Sadly, even during its action Rage hits a sour note. Far too much of the game sees you dispelling waves of mutants. These creatures lack any sort of intelligence and prefer to simply rush forward and unleash melee attacks. Sure, mutants don’t need to be clever, but it’s frustrating that so much of the action centers on these creatures rather than more intelligent and satisfying foes, such as the Authority Enforcers who make an appearance later on. The Enforcers are the basis upon which Rage is at its best; they are the source of tense firefights that see you crouch behind cover, or dash away from a neatly lobbed grenade. Being able to respond in tow produces the sort of dynamic gameplay a game of this purported caliber needs.

Vehicular combat can be tough to embrace too: though it signals a new direction for id, the resolutely old-school approach means that only trigger happy gamers need apply. Hopping into a four-wheeled Cuprino with a suite of machine-guns and mines serves as a pleasant, no-brains diversion at first, but the routine of entering the wasteland and encountering vehicular resistance soon grows tiresome. You feel like shouting: “Leave me alone! I haven’t don’t anything wrong!” I found the best solution to be a liberal application of gas and turbo, if only to get away from the sound of gunfire rattling my rear chassis.

Rage is a game hampered by conflicting game design. It’s hard to say whether, early on, id envisaged a title of grander scope. The signs are there. RPG-style weapon customization and side-missions stowed away inside the community hubs are nods toward contemporary games, but in other areas Rage feels resolutely dated, to the point of pastiche. Amble around Wellspring and you’ll hear music more at home in a John Wayne, Wild West movie. Hearing this as you watch a group of men playing a hologprahic board-game creates a strange, yet not unsatisfying juxtaposition. It’s this sort of juxtaposition that gives Rage an atmosphere it demands more frequently. There’s nothing pretentious about the singleplayer campaign (nor is it meant to be taken overly seriously), it’s just a shame there’s very little substance to it either.

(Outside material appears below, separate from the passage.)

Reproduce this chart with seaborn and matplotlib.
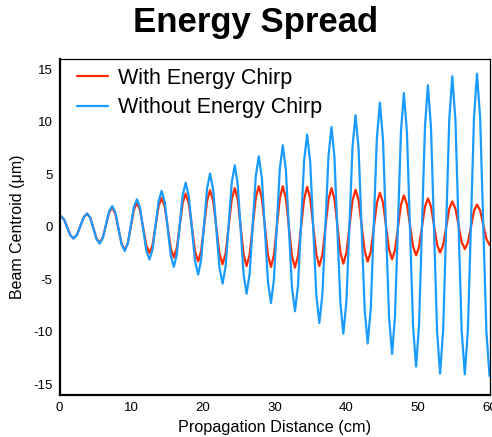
import matplotlib
matplotlib.use("Agg")
import matplotlib.pyplot as plt
from matplotlib.ticker import MultipleLocator
import seaborn as sns
import pandas as pd

distance = [
    0.0,
    0.2, 0.64, 1.08, 1.51,
    1.95, 2.43, 2.9, 3.38,
    3.85, 4.29, 4.73, 5.16,
    5.6, 6.04, 6.48, 6.91,
    7.35, 7.79, 8.23, 8.66,
    9.1, 9.53, 9.95, 10.38,
    10.8, 11.24, 11.68, 12.11,
    12.55, 12.98, 13.4, 13.83,
    14.25, 14.68, 15.1, 15.53,
    15.95, 16.36, 16.78, 17.19,
    17.6, 18.04, 18.48, 18.91,
    19.35, 19.76, 20.18, 20.59,
    21.0, 21.44, 21.88, 22.31,
    22.75, 23.18, 23.6, 24.03,
    24.45, 24.86, 25.28, 25.69,
    26.1, 26.53, 26.95, 27.38,
    27.8, 28.23, 28.65, 29.08,
    29.5, 29.91, 30.33, 30.74,
    31.15, 31.58, 32.0, 32.43,
    32.85, 33.28, 33.7, 34.13,
    34.55, 34.98, 35.4, 35.83,
    36.25, 36.68, 37.1, 37.53,
    37.95, 38.36, 38.78, 39.19,
    39.6, 40.03, 40.45, 40.88,
    41.3, 41.73, 42.15, 42.58,
    43.0, 43.43, 43.85, 44.28,
    44.7, 45.13, 45.55, 45.98,
    46.4, 46.81, 47.23, 47.64,
    48.05, 48.48, 48.9, 49.33,
    49.75, 50.16, 50.58, 50.99,
    51.4, 51.83, 52.25, 52.68,
    53.1, 53.53, 53.95, 54.38,
    54.8, 55.24, 55.68, 56.11,
    56.55, 56.98, 57.4, 57.83,
    58.25, 58.69, 59.13, 59.56,
    60.0,
]

# Beam centroid (um) without energy chirp
without_chirp = [
    0.98,
    1.02, 0.71, -0.04, -0.79,
    -1.10, -0.75, 0.09, 0.93,
    1.28, 0.86, -0.15, -1.16,
    -1.58, -1.06, 0.21, 1.48,
    2.00, 1.37, -0.14, -1.65,
    -2.28, -1.56, 0.18, 1.92,
    2.64, 1.80, -0.23, -2.26,
    -3.10, -2.14, 0.17, 2.48,
    3.43, 2.37, -0.19, -2.75,
    -3.80, -2.63, 0.21, 3.05,
    4.22, 2.93, -0.16, -3.25,
    -4.53, -3.12, 0.28, 3.68,
    5.08, 3.54, -0.16, -3.86,
    -5.39, -3.73, 0.25, 4.23,
    5.88, 4.08, -0.24, -4.56,
    -6.35, -4.43, 0.19, 4.81,
    6.73, 4.68, -0.26, -5.20,
    -7.24, -5.04, 0.27, 5.58,
    7.78, 5.46, -0.13, -5.72,
    -8.03, -5.56, 0.39, 6.34,
    8.80, 6.17, -0.17, -6.51,
    -9.14, -6.41, 0.19, 6.79,
    9.52, 6.63, -0.32, -7.27,
    -10.15, -7.10, 0.25, 7.60,
    10.64, 7.46, -0.23, -7.92,
    -11.10, -7.73, 0.38, 8.49,
    11.85, 8.34, -0.13, -8.60,
    -12.10, -8.46, 0.33, 9.12,
    12.76, 8.94, -0.27, -9.48,
    -13.30, -9.37, 0.10, 9.57,
    13.50, 9.48, -0.23, -9.94,
    -13.96, -9.81, 0.20, 10.21,
    14.35, 10.19, 0.16, -9.87,
    -14.03, -9.83, 0.29, 10.41,
    14.60, 10.38, 0.20, -9.98,
    -14.20,
]

# Beam centroid (um) with energy chirp
with_chirp = [
    0.98,
    1.02, 0.71, -0.04, -0.79,
    -1.10, -0.75, 0.09, 0.93,
    1.28, 0.87, -0.11, -1.09,
    -1.50, -1.00, 0.18, 1.36,
    1.85, 1.25, -0.18, -1.61,
    -2.20, -1.54, 0.05, 1.64,
    2.30, 1.60, -0.09, -1.78,
    -2.47, -1.70, 0.15, 2.00,
    2.76, 1.93, -0.07, -2.07,
    -2.90, -2.01, 0.14, 2.29,
    3.18, 2.23, -0.05, -2.33,
    -3.27, -2.27, 0.12, 2.51,
    3.50, 2.46, -0.03, -2.52,
    -3.55, -2.49, 0.08, 2.65,
    3.71, 2.63, 0.00, -2.63,
    -3.72, -2.61, 0.08, 2.77,
    3.88, 2.76, 0.04, -2.68,
    -3.81, -2.68, 0.04, 2.76,
    3.88, 2.74, 0.00, -2.74,
    -3.87, -2.75, -0.03, 2.69,
    3.82, 2.72, 0.05, -2.62,
    -3.72, -2.63, -0.01, 2.61,
    3.70, 2.65, 0.10, -2.45,
    -3.50, -2.46, 0.03, 2.52,
    3.55, 2.55, 0.13, -2.29,
    -3.30, -2.34, -0.02, 2.30,
    3.26, 2.33, 0.09, -2.15,
    -3.08, -2.19, -0.04, 2.11,
    3.00, 2.16, 0.15, -1.86,
    -2.70, -1.91, 0.01, 1.93,
    2.72, 1.96, 0.14, -1.68,
    -2.44, -1.72, 0.00, 1.72,
    2.43, 1.77, 0.17, -1.43,
    -2.10, -1.48, 0.02, 1.52,
    2.13, 1.57, 0.22, -1.13,
    -1.70,
]

series_names = ["With Energy Chirp", "Without Energy Chirp"]
series_colors = ["#ff2a00", "#1a9bff"]

x_ticks = [0, 10, 20, 30, 40, 50, 60]
y_ticks = [-15, -10, -5, 0, 5, 10, 15]

df = pd.concat([
    pd.DataFrame({"x": distance, "y": with_chirp, "series": series_names[0]}),
    pd.DataFrame({"x": distance, "y": without_chirp, "series": series_names[1]}),
], ignore_index=True)

sns.set_style("white")
plt.rcParams["font.family"] = ["Liberation Sans", "DejaVu Sans"]
plt.rcParams["axes.unicode_minus"] = False
plt.rcParams["text.color"] = "black"
plt.rcParams["axes.labelcolor"] = "black"
plt.rcParams["xtick.color"] = "black"
plt.rcParams["ytick.color"] = "black"

fig = plt.figure(figsize=(4.92, 4.37), dpi=100)
ax = fig.add_axes([0.121, 0.0961, 0.874, 0.769])

sns.lineplot(data=df, x="x", y="y", hue="series", hue_order=series_names,
             palette=dict(zip(series_names, series_colors)),
             estimator=None, sort=False, linewidth=1.6, ax=ax)

ax.set_xlim(0, 60)
ax.set_ylim(-16, 16)
ax.set_xticks(x_ticks)
ax.set_yticks(y_ticks)
ax.xaxis.set_minor_locator(MultipleLocator(2))
ax.yaxis.set_minor_locator(MultipleLocator(1))
ax.tick_params(which="major", direction="in", length=6, width=1, colors="black",
               labelcolor="black", labelsize=9.5, pad=5, top=False, right=False)
ax.tick_params(which="minor", direction="in", length=3, width=0.9, colors="black",
               top=False, right=False)

for side in ["left", "bottom"]:
    ax.spines[side].set_linewidth(1.6)
    ax.spines[side].set_color("black")
for side in ["top", "right"]:
    ax.spines[side].set_linewidth(0.9)
    ax.spines[side].set_color("black")

ax.set_xlabel("Propagation Distance (cm)", fontsize=11.7, labelpad=4, color="black")
ax.set_ylabel("Beam Centroid (μm)", fontsize=11.5, labelpad=6, color="black")

handles, labels = ax.get_legend_handles_labels()
leg = ax.legend(handles, labels, loc="upper left", bbox_to_anchor=(0.041, 0.973),
                frameon=False, fontsize=15.5, handlelength=1.45, handletextpad=0.45,
                labelspacing=0.38, borderpad=0, borderaxespad=0)
for t in leg.get_texts():
    t.set_color("black")

fig.text(0.519, 0.927, "Energy Spread", ha="center", va="baseline",
         fontsize=25, fontweight="bold", color="black")

fig.savefig("out.png", dpi=100)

Multiplayer signals a departure from the usual id mould as the game comprises of vehicular slaying rather than the traditional on-foot deathmatch. If you enjoy a no-brains style of driving, where shooting comes first, realistic physics second, then Rage’s cartoonish take on the racing genre might satisfy an audience. There’s also a co-operative mode in which you and a friend can revisit some of the singleplayer locales, albeit with slight twists in map layout. All things considered, Rage lacks the multiplayer pulling power of old id games and it seems that the singleplayer campaign is where the emphasis lies.

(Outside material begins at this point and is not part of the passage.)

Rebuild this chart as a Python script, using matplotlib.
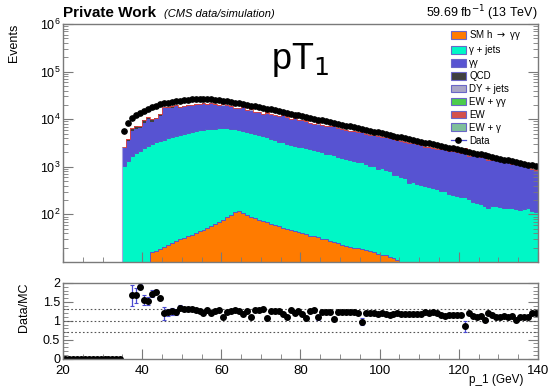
import numpy as np
import matplotlib
matplotlib.use("Agg")
import matplotlib.pyplot as plt
from matplotlib.patches import Patch
from matplotlib.lines import Line2D
from matplotlib.ticker import MultipleLocator, LogLocator, NullFormatter, FixedLocator

plt.rcParams['font.family'] = ['Liberation Sans', 'DejaVu Sans']

# binning : 1 GeV bins from 20 to 140, first filled bin is 35
edges = np.arange(20, 141, 1)
first_bin = 35

# per-bin values, bins 35 ... 139
data = [5623, 8511, 10715, 12023, 13490, 15136, 16596, 17783, 19055, 20417,
        21380, 22387, 23174, 23988, 24547, 25119, 25704, 26002, 26250, 26380,
        26310, 26200, 26002, 25704, 25119, 24547, 23988, 23174, 22387, 21627,
        20893, 19953, 19275, 18621, 17989, 17378, 16680, 16010, 15365, 14748,
        14155, 13586, 13040, 12516, 12013, 11530, 11066, 10621, 10194, 9784,
        9391, 9013, 8651, 8303, 7970, 7649, 7342, 7047, 6763, 6492,
        6231, 5980, 5740, 5509, 5288, 5075, 4871, 4675, 4487, 4307,
        4134, 3968, 3808, 3655, 3508, 3367, 3232, 3102, 2977, 2857,
        2743, 2632, 2526, 2425, 2327, 2234, 2144, 2058, 1975, 1896,
        1820, 1746, 1676, 1609, 1544, 1482, 1423, 1365, 1310, 1258,
        1207, 1159, 1112, 1068, 1025]

sm_h = [2, 3, 4, 5, 6, 7, 9, 16, 17, 19,
        21, 23, 25, 28, 30, 32, 35, 37, 40, 44,
        47, 51, 56, 62, 69, 78, 87, 98, 112, 117,
        107, 98, 89, 83, 78, 72, 68, 63, 59, 56,
        53, 50, 48, 45, 43, 41, 39, 36, 35, 33,
        31, 30, 28, 26, 25, 23, 22, 21, 20, 20,
        19, 18, 17, 16, 15, 14, 14, 13, 12, 11,
        10, 9.5, 9, 8.3, 7.8, 7.3, 6.8, 6.3, 5.9, 5.5,
        5.1, 4.8, 4.5, 4.2, 3.9, 3.6, 3.4, 3.2, 3.0, 2.8,
        2.6, 2.4, 2.3, 2.1, 2.0, 1.9, 1.8, 1.7, 1.6, 1.5,
        1.4, 1.3, 1.2, 1.1, 1.0]

gjets = [1047, 1318, 1660, 1905, 2188, 2455, 2692, 2951, 3236, 3467,
         3715, 3981, 4169, 4365, 4571, 4786, 5129, 5370, 5623, 5888,
         6026, 6166, 6310, 6310, 6457, 6310, 6310, 6166, 6026, 5888,
         5623, 5370, 5129, 4786, 4571, 4365, 4074, 3802, 3548, 3311,
         3236, 3020, 2884, 2754, 2570, 2512, 2399, 2344, 2188, 2089,
         2042, 1862, 1820, 1738, 1585, 1479, 1445, 1380, 1318, 1259,
         1230, 1122, 1047, 1000, 891, 912, 851, 794, 676, 661,
         603, 575, 457, 468, 437, 398, 389, 363, 347, 331,
         309, 302, 269, 257, 240, 229, 224, 204, 178, 174,
         166, 151, 135, 145, 151, 141, 132, 135, 138, 129,
         120, 126, 132, 117, 110]

gg = [1445, 2135, 4034, 4257, 4458, 6037, 7334, 5976, 6864, 8230,
      13046, 13500, 13090, 14605, 12612, 13781, 13526, 14156, 14197, 14821,
      15257, 14043, 15016, 13658, 12670, 12980, 13001, 12020, 10770, 11059,
      11746, 10149, 9990, 9361, 9207, 8387, 8706, 8665, 8322, 8176,
      8551, 7650, 7034, 7393, 6865, 7091, 6437, 6000, 5629, 5597,
      5522, 5337, 5148, 4951, 4835, 4633, 4470, 4250, 4131, 4015,
      3832, 3777, 3617, 3514, 3480, 3247, 3209, 3104, 3066, 2870,
      2816, 2734, 2719, 2608, 2489, 2411, 2217, 2161, 2054, 1994,
      2062, 1993, 1896, 1839, 1753, 1702, 1613, 1485, 1560, 1510,
      1436, 1387, 1242, 1246, 1221, 1188, 1121, 1089, 1016, 988,
      962, 922, 856, 759, 732]

qcd = [0, 250, 600, 900, 300, 1100, 700, 1200, 500, 900,
       800, 600, 1000, 400, 700, 300, 500, 0, 400, 0,
       300, 0, 0, 250, 0, 0, 0, 0, 200, 0,
       0, 0, 0, 0, 0, 150, 0, 0, 0, 0,
       0, 0, 0, 100, 0, 0, 0, 0, 0, 0,
       0, 0, 0, 0, 0, 0, 0, 0, 0, 0,
       0, 0, 0, 0, 0, 0, 0, 0, 0, 0,
       0, 0, 0, 0, 0, 0, 0, 0, 0, 0,
       0, 0, 0, 0, 0, 0, 0, 0, 0, 0,
       0, 0, 0, 0, 0, 0, 0, 0, 0, 0,
       0, 0, 0, 0, 0]

dy = [14, 21, 27, 30, 34, 38, 41, 44, 48, 51,
      53, 56, 58, 60, 61, 63, 64, 65, 66, 66,
      66, 66, 65, 64, 63, 61, 60, 58, 56, 54,
      52, 50, 48, 47, 45, 43, 42, 40, 38, 37,
      35, 34, 33, 31, 30, 29, 28, 27, 25, 24,
      23, 23, 22, 21, 20, 19, 18, 18, 17, 16,
      16, 15, 14, 14, 13, 13, 12, 12, 11, 11,
      10, 10, 10, 9, 9, 8, 8, 8, 7, 7,
      7, 7, 6, 6, 6, 6, 5, 5, 5, 5,
      5, 4, 4, 4, 4, 4, 4, 3, 3, 3,
      3, 3, 3, 3, 3]

ew_gg = [3, 4, 5, 6, 7, 8, 8, 9, 10, 10,
         11, 11, 12, 12, 12, 13, 13, 13, 13, 13,
         13, 13, 13, 13, 13, 12, 12, 12, 11, 11,
         10, 10, 10, 9, 9, 9, 8, 8, 8, 7,
         7, 7, 7, 6, 6, 6, 6, 5, 5, 5,
         5, 5, 4, 4, 4, 4, 4, 4, 3, 3,
         3, 3, 3, 3, 3, 3, 2, 2, 2, 2,
         2, 2, 2, 2, 2, 2, 2, 2, 1, 1,
         1, 1, 1, 1, 1, 1, 1, 1, 1, 1,
         1, 1, 1, 1, 1, 1, 1, 1, 1, 1,
         1, 1, 1, 1, 1]

ew = [31, 47, 59, 66, 74, 83, 91, 98, 105, 112,
      118, 123, 127, 132, 135, 138, 141, 143, 145, 145,
      145, 145, 143, 141, 138, 3017, 132, 127, 123, 119,
      115, 110, 2051, 102, 99, 96, 2650, 88, 85, 81,
      78, 1670, 72, 69, 66, 63, 1406, 58, 56, 1203,
      52, 50, 48, 1148, 44, 42, 40, 39, 37, 36,
      1242, 33, 32, 30, 29, 28, 27, 165, 25, 24,
      23, 22, 21, 20, 19, 19, 18, 17, 16, 16,
      15, 14, 14, 13, 13, 12, 670, 11, 11, 10,
      10, 163, 9, 9, 8, 8, 8, 8, 7, 107,
      7, 6, 6, 6, 6]

ew_g = [13, 20, 26, 31, 33, 37, 42, 45, 47, 50,
        54, 55, 57, 61, 62, 62, 65, 64, 66, 67,
        65, 66, 66, 63, 62, 62, 59, 58, 57, 53,
        53, 49, 49, 46, 45, 44, 41, 40, 39, 36,
        36, 33, 33, 32, 29, 29, 27, 27, 26, 24,
        24, 22, 22, 21, 20, 19, 19, 17, 17, 16,
        15, 15, 15, 13, 13, 12, 12, 12, 11, 10,
        10, 10, 9, 9, 9, 9, 8, 7, 7, 7,
        7, 6, 6, 6, 6, 5, 5, 5, 5, 5,
        4, 4, 4, 4, 4, 3, 4, 3, 3, 3,
        3, 3, 3, 3, 2]

# ratio error bars that are visible (MC stat), others from data stat only
err_bins = [37, 38, 39, 40, 41, 42, 43, 44, 45, 46, 47, 48, 49, 50, 51,
            60, 67, 71, 76, 81, 84, 88, 95, 121]
err_vals = [0.27, 0.2, 0.07, 0.13, 0.1, 0.1, 0.05, 0.05, 0.17, 0.1, 0.1, 0.08, 0.06, 0.05, 0.05,
            0.04, 0.04, 0.05, 0.05, 0.05, 0.06, 0.05, 0.1, 0.15]

labels = ["SM h $\\rightarrow$ γγ", "γ + jets", "γγ", "QCD", "DY + jets", "EW + γγ", "EW", "EW + γ"]
colors = ["#ff7b00", "#00f7c6", "#5753d2", "#3f3f3f", "#a9a6c6", "#4ccc4c", "#d4504c", "#7fbf9b"]
comps = [sm_h, gjets, gg, qcd, dy, ew_gg, ew, ew_g]


def pad(vals):
    # bins below first_bin are empty
    return np.concatenate([np.zeros(first_bin - edges[0]), np.array(vals, dtype=float)])


centers = edges[:-1] + 0.5
d = pad(data)
stack = [pad(c) for c in comps]
mc = np.sum(stack, axis=0)
i0 = first_bin - edges[0]

fig = plt.figure(figsize=(5.5, 3.87), dpi=100)
ax = fig.add_axes([0.1145, 0.323, 0.8636, 0.615])
ax2 = fig.add_axes([0.1145, 0.0735, 0.8636, 0.1953])

grey = "#7a7a7a"

# stacked histograms
cum = np.zeros(len(centers))
for vals, col in zip(stack, colors):
    up = cum + vals
    ax.fill_between(edges, np.append(cum, cum[-1]), np.append(up, up[-1]),
                    step="post", color=col, lw=0)
    cum = up
# outlines like ROOT
ax.set_yscale("log")
ax.set_ylim(10, 1e6)
ax.vlines(edges[i0], ax.get_ylim()[0], mc[i0], color="#a8a4e0", lw=0.8)
ax.stairs(stack[0][i0:], edges[i0:], baseline=None, color="#5a55c8", lw=0.7)
ax.stairs((stack[0] + stack[1])[i0:], edges[i0:], baseline=None, color="#5a55c8", lw=0.7)
ax.stairs(mc[i0:], edges[i0:], baseline=None, color="#e0403c", lw=0.6)

# data
m = d > 0
ax.errorbar(centers[m], d[m], yerr=np.sqrt(d[m]), fmt="o", color="black",
            ecolor="#4a4ad0", ms=3.8, elinewidth=0.8, capsize=0)

ax.set_xlim(20, 140)
ax.yaxis.set_major_locator(FixedLocator([1e2, 1e3, 1e4, 1e5, 1e6]))
ax.yaxis.set_minor_locator(LogLocator(base=10, subs=np.arange(2, 10)))
ax.yaxis.set_minor_formatter(NullFormatter())
ax.xaxis.set_major_locator(MultipleLocator(20))
ax.xaxis.set_minor_locator(MultipleLocator(5))
ax.set_xticklabels([])
ax.set_ylabel("Events", loc="top", fontsize=9, labelpad=14)

# ratio
ratio = np.where(mc > 0, d / np.where(mc > 0, mc, 1), 0.0)
rerr = np.where(mc > 0, np.sqrt(d) / np.where(mc > 0, mc, 1), 0.0)
for b, e in zip(err_bins, err_vals):
    rerr[b - edges[0]] = e
for yl in (0.7, 1.0, 1.3):
    ax2.axhline(yl, color="#555555", ls=(0, (1.5, 2)), lw=0.8)
ax2.errorbar(centers, ratio, yerr=rerr, fmt="o", color="black", ecolor="#4a4ad0",
             ms=4, elinewidth=0.9, capsize=1.5, capthick=0.8)
ax2.set_xlim(20, 140)
ax2.set_ylim(0, 2)
ax2.yaxis.set_major_locator(MultipleLocator(0.5))
ax2.yaxis.set_minor_locator(MultipleLocator(0.1))
ax2.xaxis.set_major_locator(MultipleLocator(20))
ax2.xaxis.set_minor_locator(MultipleLocator(5))
ax2.set_yticks([0, 0.5, 1, 1.5, 2])
ax2.set_yticklabels(["0", "0.5", "1", "1.5", "2"])
ax2.set_ylabel("Data/MC", loc="top", fontsize=9, labelpad=9)
ax2.set_xlabel("p_1 (GeV)", fontsize=8.5, ha="right", va="top")
ax2.xaxis.set_label_coords(0.97, -0.2)

for a in (ax, ax2):
    for s in a.spines.values():
        s.set_color(grey)
        s.set_linewidth(1.0)
    a.tick_params(which="both", direction="in", right=True, top=False, color=grey,
                  labelsize=9, pad=2)
    a.tick_params(which="major", length=7)
    a.tick_params(which="minor", length=3.5)
ax2.tick_params(axis="y", labelsize=9)
ax2.tick_params(axis="x", labelsize=9.5, pad=5)

# legend
handles = [Patch(facecolor=c, edgecolor="#6a66c8", lw=0.8) for c in colors]
handles.append(Line2D([0], [0], color="#4a4ad0", lw=0.9, marker="o", ms=3.8,
                      markerfacecolor="black", markeredgecolor="black"))
ax.legend(handles, labels + ["Data"], loc="upper left", bbox_to_anchor=(0.812, 0.99),
          frameon=False, fontsize=7, handlelength=1.55, handleheight=0.85,
          handletextpad=0.35, labelspacing=0.3, borderaxespad=0, borderpad=0.2)

ax.text(0.5, 0.85, "pT$_1$", transform=ax.transAxes, fontsize=26, ha="center", va="center")

fig.text(0.1145, 0.955, "Private Work", fontsize=11, fontweight="bold", va="baseline")
fig.text(0.298, 0.955, "(CMS data/simulation)", fontsize=8, style="italic", va="baseline")
fig.text(0.978, 0.955, "59.69 fb$^{-1}$ (13 TeV)", fontsize=9, ha="right", va="baseline")

fig.savefig("out.png", dpi=100)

It’s a shame then that Rage presents a backdrop that looks as if it should be more accessible. Vehicle and on-foot action work reasonably well in tandem, but with a weak story, there’s an aimless feel to your travels. It’s the sort of experience that, in a very skeletal way, ticks all the boxes. It has lots of little things; vehicles, weapon customization, guns, enemies aplenty and townsfolk to talk to – yet there’s nothing that acts as a crux, a central pulse tying it all together.

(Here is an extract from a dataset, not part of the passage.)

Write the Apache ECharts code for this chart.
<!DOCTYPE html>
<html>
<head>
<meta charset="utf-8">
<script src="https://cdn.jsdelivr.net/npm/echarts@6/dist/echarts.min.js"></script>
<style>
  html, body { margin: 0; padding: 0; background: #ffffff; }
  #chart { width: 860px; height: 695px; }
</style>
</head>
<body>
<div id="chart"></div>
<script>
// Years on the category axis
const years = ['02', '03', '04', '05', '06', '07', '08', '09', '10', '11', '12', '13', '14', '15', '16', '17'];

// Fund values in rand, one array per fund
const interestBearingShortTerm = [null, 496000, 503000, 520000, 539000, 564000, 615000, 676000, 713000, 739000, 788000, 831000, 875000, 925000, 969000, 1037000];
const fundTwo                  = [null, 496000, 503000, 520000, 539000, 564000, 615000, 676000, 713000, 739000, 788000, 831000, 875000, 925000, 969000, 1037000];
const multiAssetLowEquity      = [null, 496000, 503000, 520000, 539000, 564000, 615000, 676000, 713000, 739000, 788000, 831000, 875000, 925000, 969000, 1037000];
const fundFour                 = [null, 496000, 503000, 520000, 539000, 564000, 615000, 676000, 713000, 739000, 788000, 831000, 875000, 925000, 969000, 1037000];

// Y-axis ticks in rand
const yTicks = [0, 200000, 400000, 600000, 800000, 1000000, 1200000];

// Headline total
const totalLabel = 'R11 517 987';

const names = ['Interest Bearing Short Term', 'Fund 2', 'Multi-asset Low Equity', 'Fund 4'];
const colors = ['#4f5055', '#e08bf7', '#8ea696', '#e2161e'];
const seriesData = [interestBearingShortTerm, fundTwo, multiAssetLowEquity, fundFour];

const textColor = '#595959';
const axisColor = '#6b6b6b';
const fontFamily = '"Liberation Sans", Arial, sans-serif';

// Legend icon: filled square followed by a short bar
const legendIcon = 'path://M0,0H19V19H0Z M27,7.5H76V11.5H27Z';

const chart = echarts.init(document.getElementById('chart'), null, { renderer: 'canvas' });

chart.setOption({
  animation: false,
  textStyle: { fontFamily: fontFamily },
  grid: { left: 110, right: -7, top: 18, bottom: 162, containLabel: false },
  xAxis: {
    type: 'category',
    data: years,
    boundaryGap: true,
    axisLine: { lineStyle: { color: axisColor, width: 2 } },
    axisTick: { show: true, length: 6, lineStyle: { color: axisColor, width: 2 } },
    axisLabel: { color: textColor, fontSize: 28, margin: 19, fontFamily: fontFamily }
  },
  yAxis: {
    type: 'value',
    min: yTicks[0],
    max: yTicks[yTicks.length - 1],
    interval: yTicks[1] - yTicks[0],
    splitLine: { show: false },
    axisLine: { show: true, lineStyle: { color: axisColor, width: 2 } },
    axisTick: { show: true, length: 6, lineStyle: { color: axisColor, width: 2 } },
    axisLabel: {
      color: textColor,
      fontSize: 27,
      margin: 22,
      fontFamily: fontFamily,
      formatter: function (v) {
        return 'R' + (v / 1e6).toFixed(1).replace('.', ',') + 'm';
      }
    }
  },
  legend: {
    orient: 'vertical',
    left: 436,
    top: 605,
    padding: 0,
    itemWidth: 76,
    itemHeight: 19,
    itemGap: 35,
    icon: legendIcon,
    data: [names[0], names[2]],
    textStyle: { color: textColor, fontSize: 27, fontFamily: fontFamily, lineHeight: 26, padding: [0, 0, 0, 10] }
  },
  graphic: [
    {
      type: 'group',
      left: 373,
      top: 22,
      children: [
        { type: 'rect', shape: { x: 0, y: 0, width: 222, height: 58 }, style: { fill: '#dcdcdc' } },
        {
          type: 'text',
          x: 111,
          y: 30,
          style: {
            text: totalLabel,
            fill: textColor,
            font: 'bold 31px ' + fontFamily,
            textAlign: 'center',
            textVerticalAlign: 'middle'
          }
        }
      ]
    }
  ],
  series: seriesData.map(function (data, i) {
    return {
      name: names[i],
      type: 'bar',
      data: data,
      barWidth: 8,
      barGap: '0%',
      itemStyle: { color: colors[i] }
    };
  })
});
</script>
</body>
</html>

Perhaps the visuals are the defining element of the Rage experience. Undoubtedly, it’s a beautiful game, running on a console that has no right to handle it so well. Likely this is down to id, who have an innate ability to fine-tune the engines they stamp their name to. But like any videogame, you need a reason to keep plodding forward, and the visual splendour of the world soon starts to wane. Indeed, anyone purchasing Rage under the illusion that this is a big, sprawling sandbox of a game that will keep them busy for weeks need look elsewhere. Neither the singleplayer campaign nor the multiplayer are such that you’ll keep Rage in your disc drive for long, and for all its efforts, and for all its beauty, it’s hampered by myopic design. It’s a beautiful pretender; but ultimately, beauty is only a surface attraction.